Tuesday, January 17, 2017

Obama: Illusion V. Reality

I never bought into the whole Obama hysteria thing. I probably should have. I was his target demographic back in 2008. A naive, idealistic, first time voter who despised Bush and was totally in love with some version of the 1960's that only really exists in the hearts and minds of the very young. Obama's whole song and dance seemed to be designed with me in mind but I just wasn't buying it. Something just didn't quite smell right. Maybe it was the way he could say so much, so beautifully, without really saying anything at all. Maybe it was the fact that his voting record as a first term senator was suspiciously non-existent. But mostly I think it was the way he used antiwar rhetoric to condemn Iraq while simultaneously pushing for intensified involvement in Afghanistan, as if a "good war" could somehow cancel out the acidic karma of a bad one. I tried explaining these things to others on the left to no avail. I vividly remember trying to convince my 12th grade journalism teacher, one of the smartest men I've ever known, that voting for this smooth talking used war salesman would blow up in his face like a firecracker and I remember the totally blank look on his face, as if I was speaking to him in Swahili.

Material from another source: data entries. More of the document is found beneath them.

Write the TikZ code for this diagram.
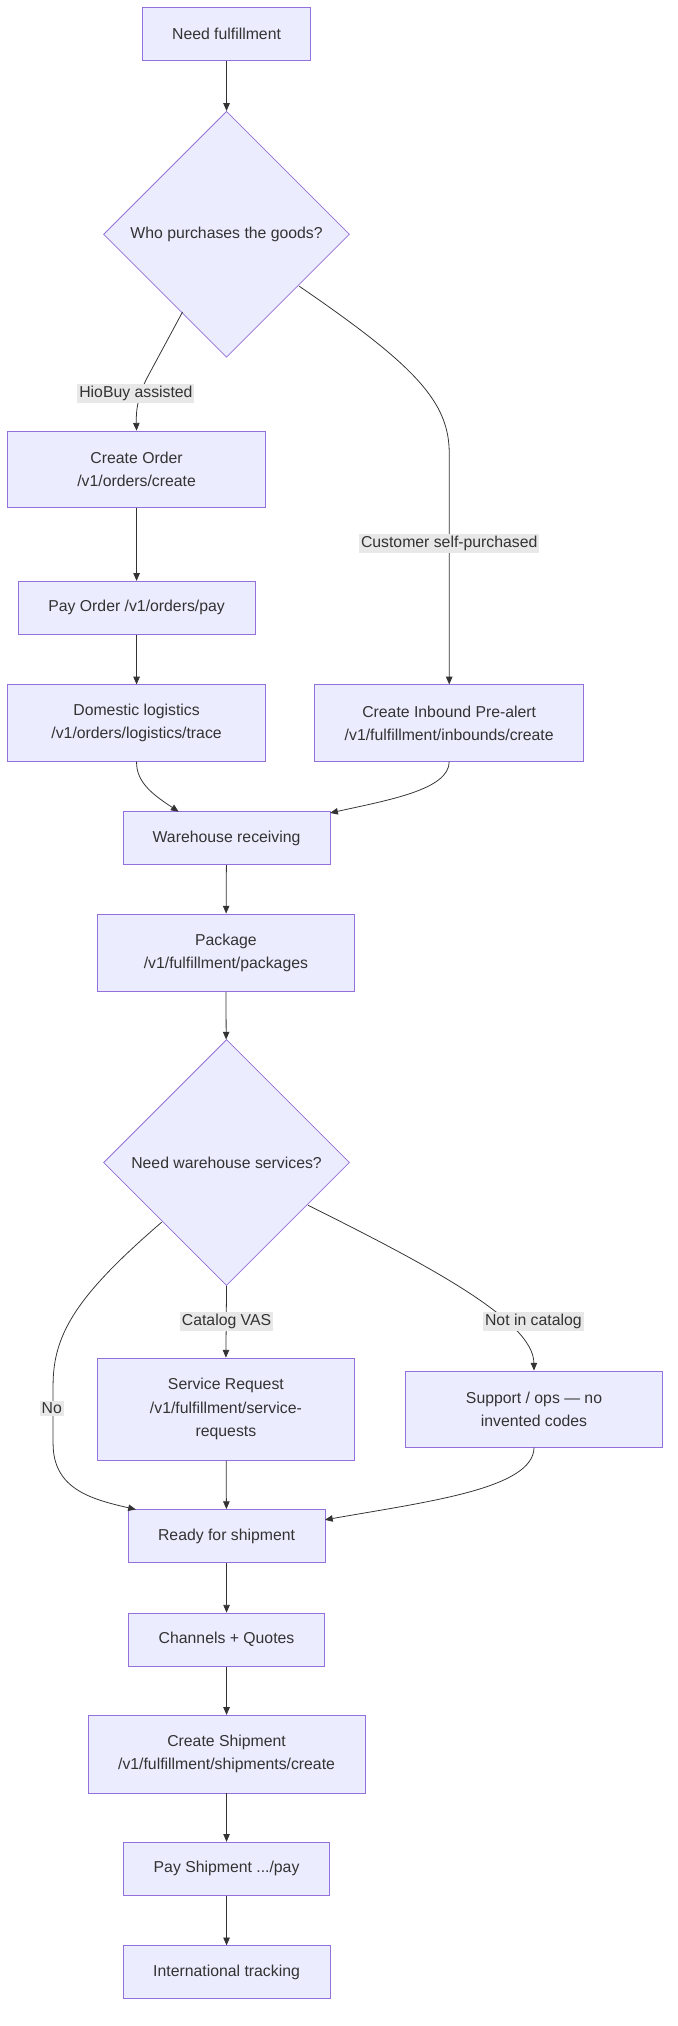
\documentclass[tikz,border=0pt]{standalone}
\usepackage{fontspec}
\setmainfont{Liberation Sans}
\usetikzlibrary{shapes.geometric,arrows.meta}
\definecolor{nfill}{HTML}{ECECFF}
\definecolor{nline}{HTML}{9370DB}
\definecolor{txt}{HTML}{333333}
\definecolor{lbg}{HTML}{E8E8E8}
\begin{document}
\begin{tikzpicture}[x=1pt,y=1pt,
  font=\fontsize{12.2}{18}\selectfont, text=txt,
  box/.style={draw=nline,fill=nfill,line width=0.6pt,align=center,inner sep=0pt},
  dia/.style={draw=nline,fill=nfill,line width=0.6pt,diamond,aspect=1,inner sep=0pt,minimum size=190pt},
  lab/.style={fill=lbg,inner sep=1.5pt,font=\fontsize{12.2}{14}\selectfont},
  arr/.style={draw=txt,line width=0.6pt,-{Triangle[length=6pt,width=5pt]}}]
\useasboundingbox (0,0) rectangle (523,-1565);
\newcommand{\bx}[6]{\node[box,minimum width=#4pt,minimum height=#5pt] (#1) at (#2,-#3) {#6};}
\bx{A}{175}{26.5}{130}{41}{Need fulfillment}
\node[dia] (B) at (175,-181) {Who purchases the goods?};
\bx{C}{105.5}{362.5}{199}{59}{Create Order\\/v1/orders/create}
\bx{D}{105.5}{469.5}{183}{41}{Pay Order /v1/orders/pay}
\bx{E}{105.5}{558.5}{199}{59}{Domestic logistics\\/v1/orders/logistics/trace}
\bx{F}{347}{558.5}{208}{59}{Create Inbound Pre-alert\\/v1/fulfillment/inbounds/create}
\bx{G}{175}{647.5}{160}{41}{Warehouse receiving}
\bx{H}{174.5}{736}{199}{60}{Package\\/v1/fulfillment/packages}
\node[dia] (I) at (175,-898) {Need warehouse services?};
\bx{J}{174.5}{1088.5}{199}{79}{Service Request\\/v1/fulfillment/service-\\requests}
\bx{K}{412.5}{1088.5}{199}{59}{Support / ops — no\\invented codes}
\bx{L}{175}{1186.5}{152}{41}{Ready for shipment}
\bx{M}{175}{1266.5}{151}{41}{Channels + Quotes}
\bx{N}{175}{1355}{214}{60}{Create Shipment\\/v1/fulfillment/shipments/create}
\bx{O}{175}{1443.5}{159}{41}{Pay Shipment .../pay}
\bx{P}{175}{1523.5}{160}{41}{International tracking}
\coordinate (c1) at (105,-333);
\coordinate (f1) at (347,-529);
\draw[arr] (A) -- (B);
\draw[arr] (141,-241) -- (113,-293) .. controls (106,-308) and (105,-318) .. (C.north);
\draw[arr] (231,-221) .. controls (320,-282) and (347,-310) .. (347,-350) -- (F.north);
\draw[arr] (C) -- (D);
\draw[arr] (D) -- (E);
\draw[arr] (E.south) .. controls (105,-605) and (120,-615) .. (138,-627);
\draw[arr] (F.south) .. controls (347,-610) and (300,-618) .. (255,-628);
\draw[arr] (G) -- (H);
\draw[arr] (H) -- (I);
\draw[arr] (I.south) -- (J.north);
\draw[arr] (238,-931) .. controls (330,-977) and (412,-1020) .. (K.north);
\draw[arr] (125,-944) .. controls (60,-1000) and (41,-1030) .. (41,-1070) -- (41,-1115) .. controls (41,-1150) and (70,-1158) .. (105,-1166);
\draw[arr] (K.south) .. controls (412,-1150) and (330,-1160) .. (251,-1174);
\draw[arr] (J) -- (L);
\draw[arr] (L) -- (M);
\draw[arr] (M) -- (N);
\draw[arr] (N) -- (O);
\draw[arr] (O) -- (P);
\node[lab] (l1) at (105,-304) {HioBuy assisted};
\node[lab] (l2) at (347,-420) {Customer self-purchased};
\node[lab] (l3) at (175,-1021) {Catalog VAS};
\node[lab] (l4) at (412,-1021) {Not in catalog};
\node[lab] (l5) at (40,-1088) {No};
\end{tikzpicture}
\end{document}
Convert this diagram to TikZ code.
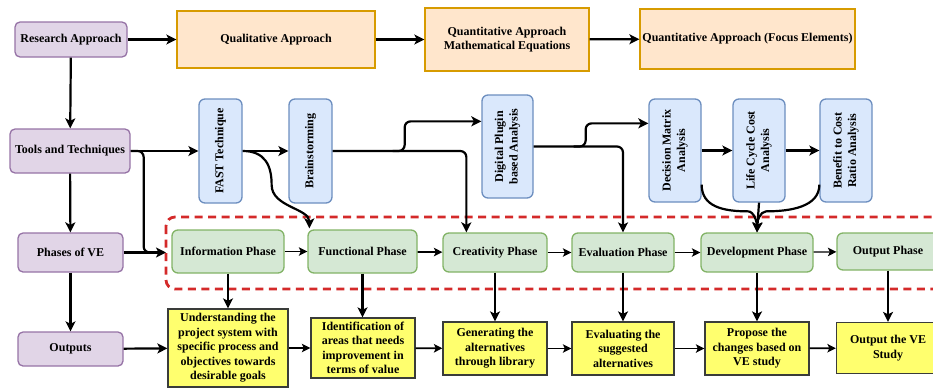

I dearly wish I could tell you I was proven wrong but not nearly as dearly as I wish I could tell you that my generation of left-wing voters realized that they were. But people only see what they want to see and presidential legacies are a lot like presidential campaigns, all smoke and mirrors and malignant mythology. A great example of this phenomenon is the collective memory of former president Jimmy Carter. Regardless of whether you consider yourself left or right or somewhere in between, you likely see old Jimmy the way most of the rest of the country does- as a soft-spoken, ill-equipped but well-intentioned peacenik. The facts however don't represent this illusion.

While Jimmy made a few peace deals to fill his otherwise bleak presidential library, his most lasting impact can be felt from his decision to back Zbigniew Brzezinski's plot to send Islamic mercenaries into into the newly secular republic of Afghanistan in order to suck the Soviet Union into a brutal and unwinnable quagmire. This plot became the still ongoing Afghan war and these mercenaries, dubbed Mujaheddin, would become the founding fathers of the Islamic terrorist menace that haunts us to this day. This was hardly an isolated misstep for President Carter either. He also OK'd the use of American Army hardware for South Korea's Kwangju Massacre, which gave Tienanmen a run for its money, resulting in the deaths of as many as 2000 peaceful student protesters and similarly kept weapons flowing to Suharto's Indonesia during the height of the East Timorese Genocide which cost the tiny island nation nearly a third of it's population. But this isn't how America remembers Jimmy Carter. Instead he's nearly universally revered as a Nobel Peace Prize winning elder-statesman. I fear this wholly undeserved fate of illusion is also what awaits soon to be former president Barack Obama as well.

Much like Mr. Carter, Mr. Obama is responsible for a couple of outstanding peace deals, namely with Iran and Cuba, but those achievements are largely legacy projects designed to boost the president's flagging international PR. They stand alone as exceptions to a very violent rule. Also like Jimmy, Obama's largest impact will undoubtedly be his contribution to the proliferation of international terror. Aside from his promised bloodbath in Afghanistan (ironically the one promise he kept), the Nobel Laureate vastly expanded the playground of head-chopping Salafist psychopaths with his gruesome regime change experiments in Libya and Syria, the ripples from which are only beginning to expand, from the empowerment of Boko Haram to the European Refugee Crisis. All over gold-backed Dinars and strategic oil pipelines.

Obama has also built on the Bush legacy of constitutional degradation and executive authoritarianism by awarding the presidency all the powers of judge, jury and executioner with his grossly expanded use of homicidal drone warfare, checking off the names of civilians to be slaughtered one by one from a list delivered to him by the CIA weekly like the Sunday paper. He's also approved the expansion of the surveillance state to damn near Orwellian proportions and hunted down any soldier or civil servant brave enough to expose these crimes against democracy like dogs, even if he did decide to let a couple of them go. All this from a man who promised my generation a new era of transparency. It almost sounds like a sick joke in retrospect.

But this isn't how the 44th President of the United States of America will be remembered. Just turn on CNN and listen to an endless procession of putrid homilies to the historic legacy of America's first black president, as if his race automatically transforms the man from LBJ to MLK. And the saddest thing about this whole gross spectacle is that I still feel like the only leftist of my generation who's not fucking buying it. Seemingly righteous kids from Occupy to Black Lives Matter gather in mourning of the election of Donald Trump as if it were the end of a second Camelot rather than a simple changing of the guard. But people only see what they want to see and until children grow up, they'll always prefer the comfort of illusion to the sobering harshness of reality.